Deferred gbuffer rendering via compute shader ray marching output


I've got deferred gbuffer rendering working following compute shader ray marching output pass.  (This is a prerequisite to implementing global illumination and dynamic lighting.)

GPU buffer usage went from 4.4GiB down to 2.2GiB for the large scene "Church_Of_St_Sophia.vox" which is a significant GPU RAM usage improvement.

Unfortunately, the frame rate is about half as fast.  As best I can guess is that when ray marching was being done in a fragment shader, there were less cache misses because the color data went right into the frame buffer.  With a compute shader pass and the rendering of the gbuffer in a fragment shader into the frame buffer, there are more cache misses both due to using the gbuffer and the additional data (voxel world space location, voxel (for its property bits [alpha, specular, emissive, portal], and scene depth) I'm storing in the gbuffer.

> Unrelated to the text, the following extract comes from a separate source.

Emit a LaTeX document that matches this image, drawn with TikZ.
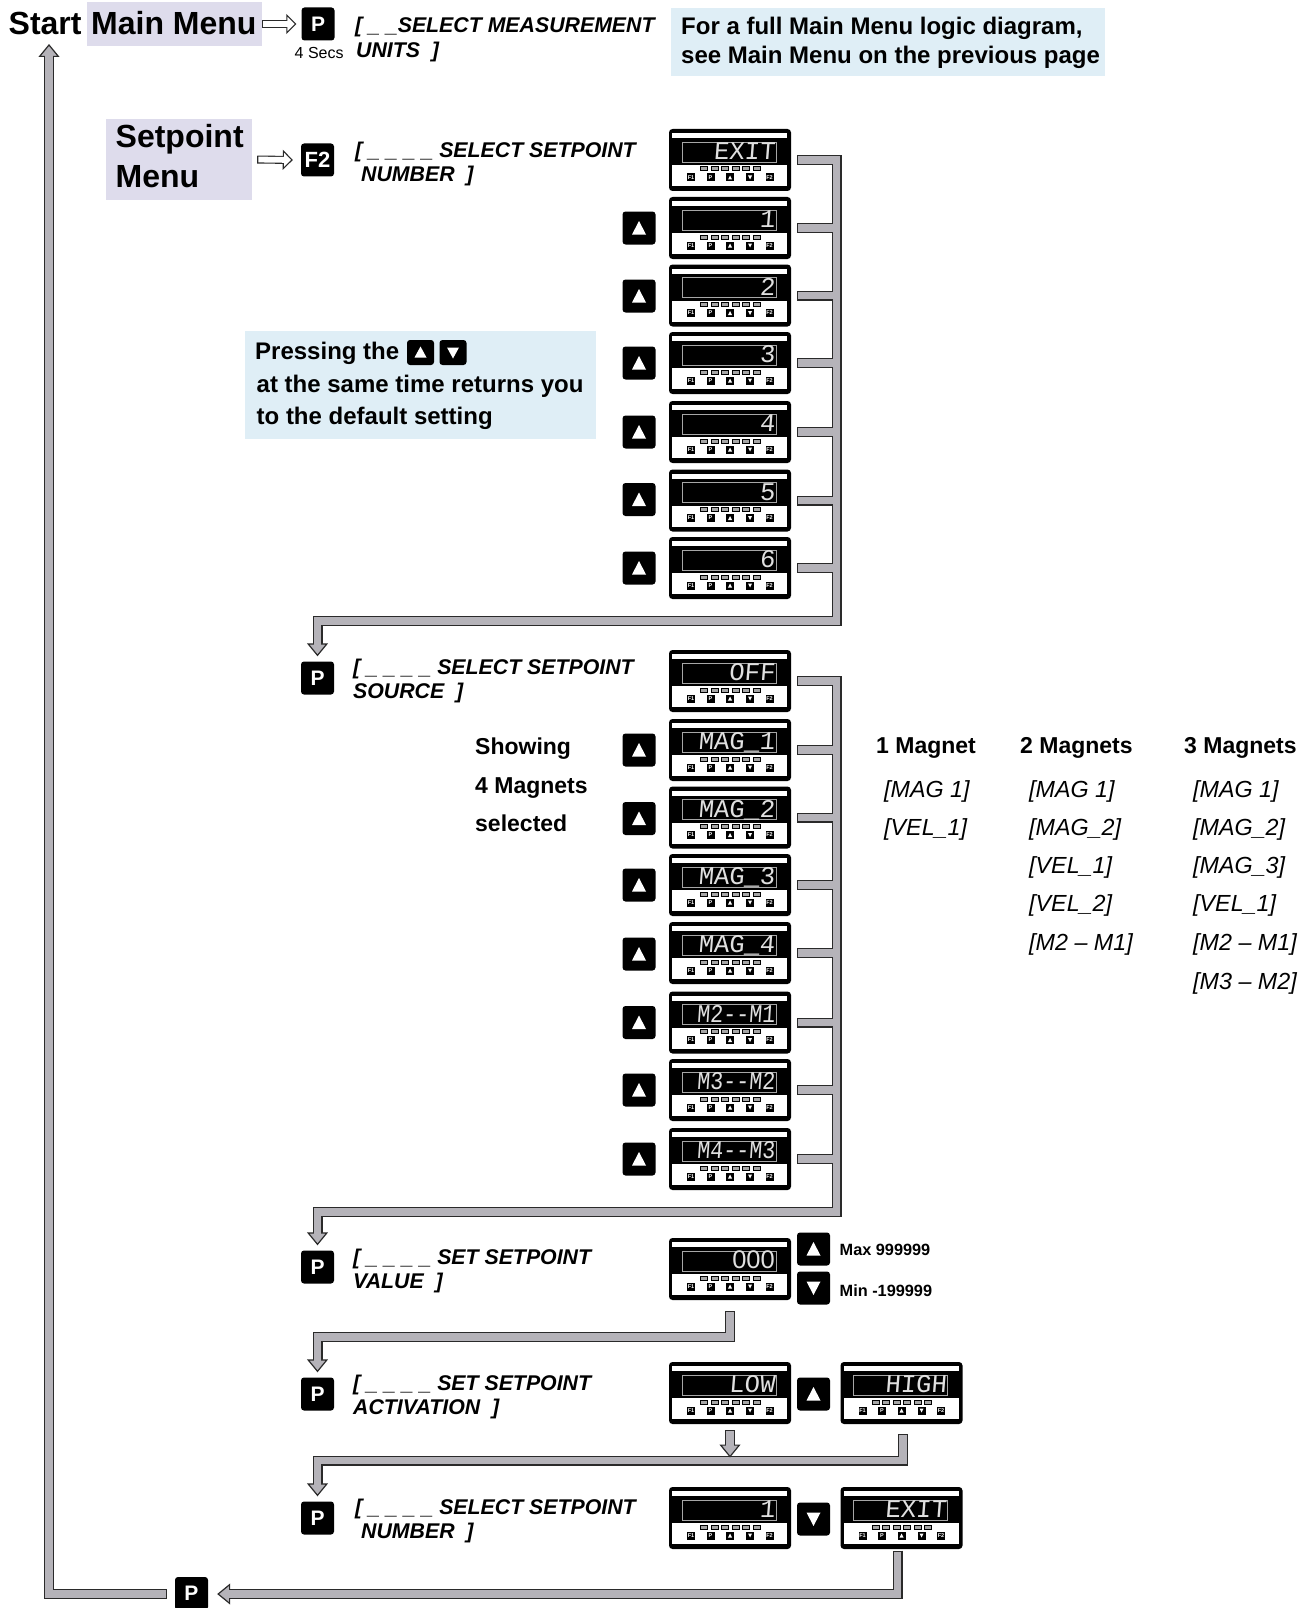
\documentclass[tikz,border=0pt]{standalone}
\usepackage{fontspec}
\setmainfont{Liberation Sans}
\newfontfamily\lcdfont[FakeSlant=0.08]{Liberation Mono}
\usetikzlibrary{arrows.meta,calc}
\definecolor{pipeedge}{HTML}{2A2A2A}
\definecolor{pipefill}{HTML}{B5B3B9}
\definecolor{lilac}{HTML}{DEDCEC}
\definecolor{skyb}{HTML}{DFEEF6}
\newcommand{\fsz}[1]{\fontsize{#1}{#1}\selectfont}
\tikzset{
  x=1pt,y=-1pt,
  pipeO/.style={line width=10pt,draw=pipeedge,line cap=butt,line join=miter},
  pipeI/.style={line width=7.6pt,draw=pipefill,line cap=butt,line join=miter,shorten <=1.2pt},
  pipeA/.style={pipeO,-{Triangle[length=13pt,width=21pt,fill=pipefill,color=pipeedge,line width=1.2pt]}},
  pipeIA/.style={pipeI,shorten >=11pt},
  whiteO/.style={line width=8pt,draw=pipeedge,line cap=butt,-{Triangle[length=10pt,width=20pt,fill=white,color=pipeedge,line width=1.1pt]}},
  whiteI/.style={line width=5.8pt,draw=white,line cap=butt,shorten <=1.1pt,shorten >=8pt},
  keybox/.style={fill=black,rounded corners=3pt,minimum width=33pt,minimum height=33pt,inner sep=0pt,text=white,font=\bfseries\fsz{21}},
  meterbox/.style={fill=black,rounded corners=3.5pt,minimum width=122pt,minimum height=62pt,inner sep=0pt},
  meterlcd/.style={anchor=base east,inner sep=0pt,text=white!88!black,font=\lcdfont\fsz{25.5}},
  minikey/.style={fill=black,minimum size=8pt,inner sep=0pt,text=white,font=\bfseries\fsz{5.5}},
  title/.style={anchor=base west,inner sep=0pt,font=\bfseries\fsz{32}},
  prompt/.style={anchor=base west,inner sep=0pt,font=\bfseries\itshape\fsz{21.3}},
  note/.style={anchor=base west,inner sep=0pt,font=\bfseries\fsz{24}},
  notes/.style={anchor=base west,inner sep=0pt,font=\bfseries\fsz{23}},
  item/.style={anchor=base west,inner sep=0pt,font=\itshape\fsz{23.3}},
  small/.style={anchor=base west,inner sep=0pt,font=\bfseries\fsz{16.3}},
}
\newcommand{\meter}[4]{%
  \node[meterbox] (#1) at (#2,#3) {};
  \begin{scope}[shift={(#1.center)}]
    \fill[white] (-58,-27) rectangle (57,-22);
    \fill[white] (-58,5) rectangle (57,26);
    \draw[gray!70!white,line width=0.8pt] (-48,-18) rectangle (46,2);
    \foreach \lx in {-26,-15.5,-5,5.5,16,26.5}
      \draw[fill=gray!70,draw=black,line width=1pt] (\lx-3.5,7) rectangle (\lx+3.5,11);
    \node[meterlcd] (#1-d) at (45,-0.3) {#4};
    \node[minikey] (#1-f1) at (-39,17.5) {F1};
    \node[minikey] (#1-p) at (-19.5,17.5) {P};
    \node[minikey] (#1-u) at (0,17.5) {};
    \node[minikey] (#1-n) at (20,17.5) {};
    \node[minikey] (#1-f2) at (39.5,17.5) {F2};
    \fill[white] (-2,19.5) -- (2,19.5) -- (0,15.5) -- cycle;
    \fill[white] (18,15.5) -- (22,15.5) -- (20,19.5) -- cycle;
  \end{scope}}
\newcommand{\upkey}[3]{%
  \node[keybox] (#1) at (#2,#3) {};
  \fill[white,shift={(#1.center)}] (-7,6.5) -- (7,6.5) -- (0,-7) -- cycle;}
\newcommand{\downkey}[3]{%
  \node[keybox] (#1) at (#2,#3) {};
  \fill[white,shift={(#1.center)}] (-7,-6.5) -- (7,-6.5) -- (0,7) -- cycle;}
\newcommand{\lbl}[5]{\node[#1] (#2) at (#3,#4) {#5};}
\newcommand{\narrowlcd}[1]{\scalebox{.85}[1]{#1}}
\begin{document}
\begin{tikzpicture}
\useasboundingbox (0,0) rectangle (1316,1608);
% header
\lbl{title}{start}{8.5}{34.5}{Start}
\node[fill=lilac,minimum width=175pt,minimum height=44pt,inner sep=0pt] (mainmenu) at (174.5,24) {};
\lbl{title}{mmtxt}{91}{34.5}{Main Menu}
\node[keybox] (kp0) at (318,24) {P};
\lbl{anchor=base west,inner sep=0pt,font=\fsz{16}}{secs}{294.5}{59}{4 Secs}
\lbl{prompt}{t0a}{355}{33}{[\ \_ \_SELECT MEASUREMENT}
\lbl{prompt}{t0b}{356}{58}{UNITS\ \ ]}
\node[fill=skyb,minimum width=434pt,minimum height=68pt,inner sep=0pt] (info) at (888,42) {};
\lbl{note}{in1}{681}{35}{For a full Main Menu logic diagram,}
\lbl{note}{in2}{681}{63.5}{see Main Menu on the previous page}
\node[fill=lilac,minimum width=146pt,minimum height=81pt,inner sep=0pt] (setmenu) at (179,159.5) {};
\lbl{title}{sm1}{115.5}{148}{Setpoint}
\lbl{title}{sm2}{115.5}{188}{Menu}
\node[keybox,font=\bfseries\fsz{22}] (kf2) at (317.5,160) {F2};
\lbl{prompt}{t1a}{355}{158}{[\ \_ \_ \_ \_ SELECT SETPOINT}
\lbl{prompt}{t1b}{361}{182}{NUMBER\ \ ]}
\draw[whiteO] (mainmenu.east) -- ([xshift=-5pt]kp0.west);
\draw[whiteI] (mainmenu.east) -- ([xshift=-5pt]kp0.west);
\draw[whiteO] ([xshift=5pt]setmenu.east) -- ([xshift=-8pt]kf2.west);
\draw[whiteI] ([xshift=5pt]setmenu.east) -- ([xshift=-8pt]kf2.west);
% note box
\node[fill=skyb,minimum width=351pt,minimum height=108pt,inner sep=0pt] (pressbox) at (420.5,385) {};
\lbl{note}{pr1}{255}{359.5}{Pressing the}
\lbl{note}{pr2}{256.5}{392}{at the same time returns you}
\lbl{note}{pr3}{256.5}{424}{to the default setting}
\node[fill=black,rounded corners=3pt,minimum width=27pt,minimum height=25pt,inner sep=0pt] (icu) at (420.5,352.5) {};
\fill[white,shift={(icu.center)}] (-6,5) -- (6,5) -- (0,-6) -- cycle;
\node[fill=black,rounded corners=3pt,minimum width=27pt,minimum height=25pt,inner sep=0pt] (icd) at (453,352.5) {};
\fill[white,shift={(icd.center)}] (-6,-5) -- (6,-5) -- (0,6) -- cycle;
% first column of meters
\meter{a1}{730}{160}{EXIT}
\meter{a2}{730}{228}{1}
\meter{a3}{730}{295.5}{2}
\meter{a4}{730}{363}{3}
\meter{a5}{730}{432}{4}
\meter{a6}{730}{500.5}{5}
\meter{a7}{730}{568}{6}
\upkey{ua2}{639}{228}\upkey{ua3}{639}{296}\upkey{ua4}{639}{363}\upkey{ua5}{639}{432}\upkey{ua6}{639}{499.5}\upkey{ua7}{639}{568}
\node[keybox] (kp1) at (317.5,678) {P};
\lbl{prompt}{t2a}{353}{674}{[\ \_ \_ \_ \_ SELECT SETPOINT}
\lbl{prompt}{t2b}{353}{698.5}{SOURCE\ \ ]}
\coordinate (busa) at (836.5,621);
\draw[pipeA] ([xshift=6pt]a1.east) -| (busa) -| ([yshift=5pt]kp1.north);
\foreach \m in {a2,a3,a4,a5,a6,a7} \draw[pipeO] ([xshift=6pt]\m.east) -- (\m.east -| busa);
\draw[pipeIA] ([xshift=6pt]a1.east) -| (busa) -| ([yshift=5pt]kp1.north);
\foreach \m in {a2,a3,a4,a5,a6,a7} \draw[pipeI] ([xshift=6pt]\m.east) -- (\m.east -| busa);
% second column
\meter{b1}{730}{681}{OFF}
\meter{b2}{730}{750}{MAG\_1}
\meter{b3}{730}{817.5}{MAG\_2}
\meter{b4}{730}{885}{MAG\_3}
\meter{b5}{730}{953}{MAG\_4}
\meter{b6}{730}{1022.5}{\narrowlcd{M2--M1}}
\meter{b7}{730}{1090}{\narrowlcd{M3--M2}}
\meter{b8}{730}{1159}{\narrowlcd{M4--M3}}
\upkey{ub2}{639}{750}\upkey{ub3}{639}{818.5}\upkey{ub4}{639}{885}\upkey{ub5}{639}{954}\upkey{ub6}{639}{1022.5}\upkey{ub7}{639}{1090}\upkey{ub8}{639}{1159}
\lbl{notes}{sh1}{475}{754.5}{Showing}
\lbl{notes}{sh2}{475}{793.5}{4 Magnets}
\lbl{notes}{sh3}{475}{831.5}{selected}
\node[keybox] (kp2) at (317.5,1267) {P};
\lbl{prompt}{t3a}{353}{1264}{[\ \_ \_ \_ \_ SET SETPOINT}
\lbl{prompt}{t3b}{353}{1288}{VALUE\ \ ]}
\coordinate (busb) at (836.5,1212);
\draw[pipeA] ([xshift=6pt]b1.east) -| (busb) -| ([yshift=5pt]kp2.north);
\foreach \m in {b2,b3,b4,b5,b6,b7,b8} \draw[pipeO] ([xshift=6pt]\m.east) -- (\m.east -| busb);
\draw[pipeIA] ([xshift=6pt]b1.east) -| (busb) -| ([yshift=5pt]kp2.north);
\foreach \m in {b2,b3,b4,b5,b6,b7,b8} \draw[pipeI] ([xshift=6pt]\m.east) -- (\m.east -| busb);
% magnet lists
\lbl{notes}{c1h}{876}{753}{1 Magnet}
\lbl{notes}{c2h}{1020}{753}{2 Magnets}
\lbl{notes}{c3h}{1184}{753}{3 Magnets}
\lbl{item}{c1a}{884}{797}{[MAG 1]}
\lbl{item}{c1b}{884}{835}{[VEL\_1]}
\lbl{item}{c2a}{1029}{797}{[MAG 1]}
\lbl{item}{c2b}{1029}{835}{[MAG\_2]}
\lbl{item}{c2c}{1029}{873}{[VEL\_1]}
\lbl{item}{c2d}{1029}{911}{[VEL\_2]}
\lbl{item}{c2e}{1029}{950}{[M2 – M1]}
\lbl{item}{c3a}{1193}{797}{[MAG 1]}
\lbl{item}{c3b}{1193}{835}{[MAG\_2]}
\lbl{item}{c3c}{1193}{873}{[MAG\_3]}
\lbl{item}{c3d}{1193}{911}{[VEL\_1]}
\lbl{item}{c3e}{1193}{950}{[M2 – M1]}
\lbl{item}{c3f}{1193}{989}{[M3 – M2]}
% value
\meter{v1}{730}{1269}{{\normalfont\fsz{25.5}000}}
\upkey{uv}{813.5}{1249}
\downkey{dv}{813.5}{1288}
\lbl{small}{maxt}{839.5}{1255}{Max 999999}
\lbl{small}{mint}{839.5}{1296}{Min -199999}
\node[keybox] (kp3) at (317.5,1394) {P};
\lbl{prompt}{t4a}{353}{1390}{[\ \_ \_ \_ \_ SET SETPOINT}
\lbl{prompt}{t4b}{353}{1414}{ACTIVATION\ \ ]}
\coordinate (busv) at (730,1337);
\draw[pipeA] ([yshift=-11pt]v1.south) |- (busv) -| ([yshift=5pt]kp3.north);
\draw[pipeIA] ([yshift=-11pt]v1.south) |- (busv) -| ([yshift=5pt]kp3.north);
% activation
\meter{w1}{730}{1393}{LOW}
\upkey{uw}{813.5}{1394}
\meter{w2}{901.5}{1393}{HIGH}
\node[keybox] (kp4) at (317.5,1518) {P};
\lbl{prompt}{t5a}{355}{1514}{[\ \_ \_ \_ \_ SELECT SETPOINT}
\lbl{prompt}{t5b}{361}{1538.5}{NUMBER\ \ ]}
\coordinate (busw) at (903,1460.5);
\draw[pipeA] ([xshift=1.5pt,yshift=-10pt]w2.south) |- (busw -| kp4) -- ([yshift=5pt]kp4.north);
\draw[pipeIA] ([xshift=1.5pt,yshift=-10pt]w2.south) |- (busw -| kp4) -- ([yshift=5pt]kp4.north);
\draw[pipeA] ([yshift=-6pt]w1.south) -- ([yshift=3pt]w1.south |- busw);
\draw[pipeIA] ([yshift=-6pt]w1.south) -- ([yshift=3pt]w1.south |- busw);
% exit
\meter{x1}{730}{1518}{1}
\downkey{dx}{813.5}{1519}
\meter{x2}{901.5}{1518}{EXIT}
\node[keybox] (kp5) at (191.5,1593.5) {P};
\coordinate (busx) at (897.5,1594);
\coordinate (busy) at (49,1594);
\draw[pipeA] ([xshift=-4pt,yshift=-1.5pt]x2.south) |- ([xshift=9pt]kp5.east |- busx);
\draw[pipeIA] ([xshift=-4pt,yshift=-1.5pt]x2.south) |- ([xshift=9pt]kp5.east |- busx);
\draw[pipeA] ([xshift=-8pt]kp5.west |- busy) -- (busy) -- (49,44);
\draw[pipeIA] ([xshift=-8pt]kp5.west |- busy) -- (busy) -- (49,44);
\end{tikzpicture}
\end{document}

I also managed to break (no longer working at all) the mipmaps and voxel level ambient occlusion optimization bits.  The code changes to fix this should be small, but tracking down what is wrong with the code has been a challenge.

Comments

Log in with itch.io to leave a comment.

(2 edits)

P.S.  Decreasing ray march compute shader workgroup size local_size_x has improved frame rates.